>> begin Data section

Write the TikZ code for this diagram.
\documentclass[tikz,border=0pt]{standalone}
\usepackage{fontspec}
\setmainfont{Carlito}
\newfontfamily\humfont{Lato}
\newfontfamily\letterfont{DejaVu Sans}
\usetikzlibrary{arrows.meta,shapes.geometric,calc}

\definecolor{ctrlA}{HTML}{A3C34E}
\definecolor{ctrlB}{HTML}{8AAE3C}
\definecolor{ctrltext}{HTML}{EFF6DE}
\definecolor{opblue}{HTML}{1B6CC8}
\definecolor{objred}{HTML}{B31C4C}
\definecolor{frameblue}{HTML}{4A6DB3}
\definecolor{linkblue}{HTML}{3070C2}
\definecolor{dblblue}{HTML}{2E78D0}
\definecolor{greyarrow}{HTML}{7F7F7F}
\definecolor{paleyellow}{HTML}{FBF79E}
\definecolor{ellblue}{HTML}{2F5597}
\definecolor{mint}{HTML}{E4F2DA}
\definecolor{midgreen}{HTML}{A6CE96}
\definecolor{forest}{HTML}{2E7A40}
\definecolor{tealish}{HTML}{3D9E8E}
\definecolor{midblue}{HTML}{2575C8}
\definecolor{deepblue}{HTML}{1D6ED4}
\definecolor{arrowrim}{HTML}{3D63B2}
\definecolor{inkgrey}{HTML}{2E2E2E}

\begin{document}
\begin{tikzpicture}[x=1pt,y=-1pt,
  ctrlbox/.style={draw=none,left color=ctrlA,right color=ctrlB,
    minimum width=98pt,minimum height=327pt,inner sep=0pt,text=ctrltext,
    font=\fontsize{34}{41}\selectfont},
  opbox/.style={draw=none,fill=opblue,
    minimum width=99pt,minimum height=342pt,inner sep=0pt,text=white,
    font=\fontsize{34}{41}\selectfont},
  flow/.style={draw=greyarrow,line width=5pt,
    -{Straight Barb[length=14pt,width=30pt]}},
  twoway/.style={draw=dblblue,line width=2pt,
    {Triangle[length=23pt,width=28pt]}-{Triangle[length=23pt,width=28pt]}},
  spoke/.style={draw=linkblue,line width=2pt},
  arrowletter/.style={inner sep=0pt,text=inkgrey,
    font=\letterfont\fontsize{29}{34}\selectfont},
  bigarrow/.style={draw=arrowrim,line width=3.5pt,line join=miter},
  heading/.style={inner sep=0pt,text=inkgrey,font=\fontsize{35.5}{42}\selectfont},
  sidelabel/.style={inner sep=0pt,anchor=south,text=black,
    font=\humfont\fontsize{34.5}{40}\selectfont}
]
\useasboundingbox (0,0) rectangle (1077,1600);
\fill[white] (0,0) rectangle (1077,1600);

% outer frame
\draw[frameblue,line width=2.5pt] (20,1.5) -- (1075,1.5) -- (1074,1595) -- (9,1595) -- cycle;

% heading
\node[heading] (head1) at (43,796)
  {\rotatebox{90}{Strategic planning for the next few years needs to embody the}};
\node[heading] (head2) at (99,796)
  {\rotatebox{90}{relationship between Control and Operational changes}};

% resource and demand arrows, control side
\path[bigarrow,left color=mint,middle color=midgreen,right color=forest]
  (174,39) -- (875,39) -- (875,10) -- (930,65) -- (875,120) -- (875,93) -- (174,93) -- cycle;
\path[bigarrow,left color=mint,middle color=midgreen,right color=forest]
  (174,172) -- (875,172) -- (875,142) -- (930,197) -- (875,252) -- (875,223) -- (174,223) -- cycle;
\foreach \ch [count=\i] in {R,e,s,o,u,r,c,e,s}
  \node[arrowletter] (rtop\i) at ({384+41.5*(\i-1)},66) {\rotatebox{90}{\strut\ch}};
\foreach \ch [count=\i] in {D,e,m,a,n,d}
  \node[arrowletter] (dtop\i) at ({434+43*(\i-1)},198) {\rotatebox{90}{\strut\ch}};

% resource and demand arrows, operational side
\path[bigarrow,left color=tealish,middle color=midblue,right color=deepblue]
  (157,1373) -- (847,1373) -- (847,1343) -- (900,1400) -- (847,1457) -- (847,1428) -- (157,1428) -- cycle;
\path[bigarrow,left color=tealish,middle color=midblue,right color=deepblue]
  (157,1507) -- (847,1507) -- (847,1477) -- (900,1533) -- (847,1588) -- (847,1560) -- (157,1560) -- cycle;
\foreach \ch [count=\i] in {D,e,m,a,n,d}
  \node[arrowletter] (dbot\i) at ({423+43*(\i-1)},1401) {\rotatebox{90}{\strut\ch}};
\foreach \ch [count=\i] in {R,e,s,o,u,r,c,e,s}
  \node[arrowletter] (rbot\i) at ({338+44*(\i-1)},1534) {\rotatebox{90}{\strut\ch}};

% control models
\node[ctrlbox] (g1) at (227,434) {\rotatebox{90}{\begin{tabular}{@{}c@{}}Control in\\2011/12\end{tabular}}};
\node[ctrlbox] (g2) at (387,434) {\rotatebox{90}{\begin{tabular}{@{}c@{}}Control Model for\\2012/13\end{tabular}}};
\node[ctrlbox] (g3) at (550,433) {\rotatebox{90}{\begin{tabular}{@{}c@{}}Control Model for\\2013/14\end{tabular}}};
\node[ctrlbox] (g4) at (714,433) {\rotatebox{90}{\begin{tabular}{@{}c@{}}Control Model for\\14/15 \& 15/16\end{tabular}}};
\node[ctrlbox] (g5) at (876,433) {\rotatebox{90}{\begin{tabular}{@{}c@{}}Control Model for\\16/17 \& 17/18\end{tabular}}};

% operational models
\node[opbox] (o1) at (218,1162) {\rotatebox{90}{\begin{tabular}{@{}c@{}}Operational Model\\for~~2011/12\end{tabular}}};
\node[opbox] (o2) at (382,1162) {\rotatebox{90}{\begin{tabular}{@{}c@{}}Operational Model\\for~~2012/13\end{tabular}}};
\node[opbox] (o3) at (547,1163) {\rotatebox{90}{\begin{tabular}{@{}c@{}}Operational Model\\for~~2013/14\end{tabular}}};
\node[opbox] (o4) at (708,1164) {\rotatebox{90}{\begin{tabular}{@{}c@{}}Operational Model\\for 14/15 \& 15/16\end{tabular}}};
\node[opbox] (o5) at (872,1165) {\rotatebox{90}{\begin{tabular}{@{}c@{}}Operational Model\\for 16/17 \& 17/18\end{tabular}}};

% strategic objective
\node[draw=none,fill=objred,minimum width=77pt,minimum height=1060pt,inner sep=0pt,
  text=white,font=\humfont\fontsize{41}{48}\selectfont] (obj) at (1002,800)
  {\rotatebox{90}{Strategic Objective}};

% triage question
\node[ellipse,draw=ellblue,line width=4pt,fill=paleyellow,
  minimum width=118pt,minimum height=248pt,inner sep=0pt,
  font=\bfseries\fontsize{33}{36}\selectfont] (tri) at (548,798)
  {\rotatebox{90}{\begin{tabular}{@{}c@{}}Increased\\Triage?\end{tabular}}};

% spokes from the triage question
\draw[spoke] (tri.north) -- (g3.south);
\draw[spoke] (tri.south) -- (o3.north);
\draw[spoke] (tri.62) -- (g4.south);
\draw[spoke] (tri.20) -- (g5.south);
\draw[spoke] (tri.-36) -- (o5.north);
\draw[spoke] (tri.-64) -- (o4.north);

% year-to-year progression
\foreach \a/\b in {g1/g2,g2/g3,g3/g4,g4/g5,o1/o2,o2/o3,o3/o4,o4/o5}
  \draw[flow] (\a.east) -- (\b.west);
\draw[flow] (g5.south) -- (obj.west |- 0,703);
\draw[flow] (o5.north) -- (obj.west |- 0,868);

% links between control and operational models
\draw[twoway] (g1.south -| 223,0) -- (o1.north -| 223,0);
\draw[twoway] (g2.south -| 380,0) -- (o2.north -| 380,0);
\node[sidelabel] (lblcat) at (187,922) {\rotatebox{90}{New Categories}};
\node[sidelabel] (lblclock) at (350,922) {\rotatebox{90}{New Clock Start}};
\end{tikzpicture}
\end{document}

>> end Data section

Set down each line of the material verbatim, from the first line through the line that contains "(9,1595) -- cycle;".

[Answer to the task]
Write the TikZ code for this diagram.
\documentclass[tikz,border=0pt]{standalone}
\usepackage{fontspec}
\setmainfont{Carlito}
\newfontfamily\humfont{Lato}
\newfontfamily\letterfont{DejaVu Sans}
\usetikzlibrary{arrows.meta,shapes.geometric,calc}

\definecolor{ctrlA}{HTML}{A3C34E}
\definecolor{ctrlB}{HTML}{8AAE3C}
\definecolor{ctrltext}{HTML}{EFF6DE}
\definecolor{opblue}{HTML}{1B6CC8}
\definecolor{objred}{HTML}{B31C4C}
\definecolor{frameblue}{HTML}{4A6DB3}
\definecolor{linkblue}{HTML}{3070C2}
\definecolor{dblblue}{HTML}{2E78D0}
\definecolor{greyarrow}{HTML}{7F7F7F}
\definecolor{paleyellow}{HTML}{FBF79E}
\definecolor{ellblue}{HTML}{2F5597}
\definecolor{mint}{HTML}{E4F2DA}
\definecolor{midgreen}{HTML}{A6CE96}
\definecolor{forest}{HTML}{2E7A40}
\definecolor{tealish}{HTML}{3D9E8E}
\definecolor{midblue}{HTML}{2575C8}
\definecolor{deepblue}{HTML}{1D6ED4}
\definecolor{arrowrim}{HTML}{3D63B2}
\definecolor{inkgrey}{HTML}{2E2E2E}

\begin{document}
\begin{tikzpicture}[x=1pt,y=-1pt,
  ctrlbox/.style={draw=none,left color=ctrlA,right color=ctrlB,
    minimum width=98pt,minimum height=327pt,inner sep=0pt,text=ctrltext,
    font=\fontsize{34}{41}\selectfont},
  opbox/.style={draw=none,fill=opblue,
    minimum width=99pt,minimum height=342pt,inner sep=0pt,text=white,
    font=\fontsize{34}{41}\selectfont},
  flow/.style={draw=greyarrow,line width=5pt,
    -{Straight Barb[length=14pt,width=30pt]}},
  twoway/.style={draw=dblblue,line width=2pt,
    {Triangle[length=23pt,width=28pt]}-{Triangle[length=23pt,width=28pt]}},
  spoke/.style={draw=linkblue,line width=2pt},
  arrowletter/.style={inner sep=0pt,text=inkgrey,
    font=\letterfont\fontsize{29}{34}\selectfont},
  bigarrow/.style={draw=arrowrim,line width=3.5pt,line join=miter},
  heading/.style={inner sep=0pt,text=inkgrey,font=\fontsize{35.5}{42}\selectfont},
  sidelabel/.style={inner sep=0pt,anchor=south,text=black,
    font=\humfont\fontsize{34.5}{40}\selectfont}
]
\useasboundingbox (0,0) rectangle (1077,1600);
\fill[white] (0,0) rectangle (1077,1600);

% outer frame
\draw[frameblue,line width=2.5pt] (20,1.5) -- (1075,1.5) -- (1074,1595) -- (9,1595) -- cycle;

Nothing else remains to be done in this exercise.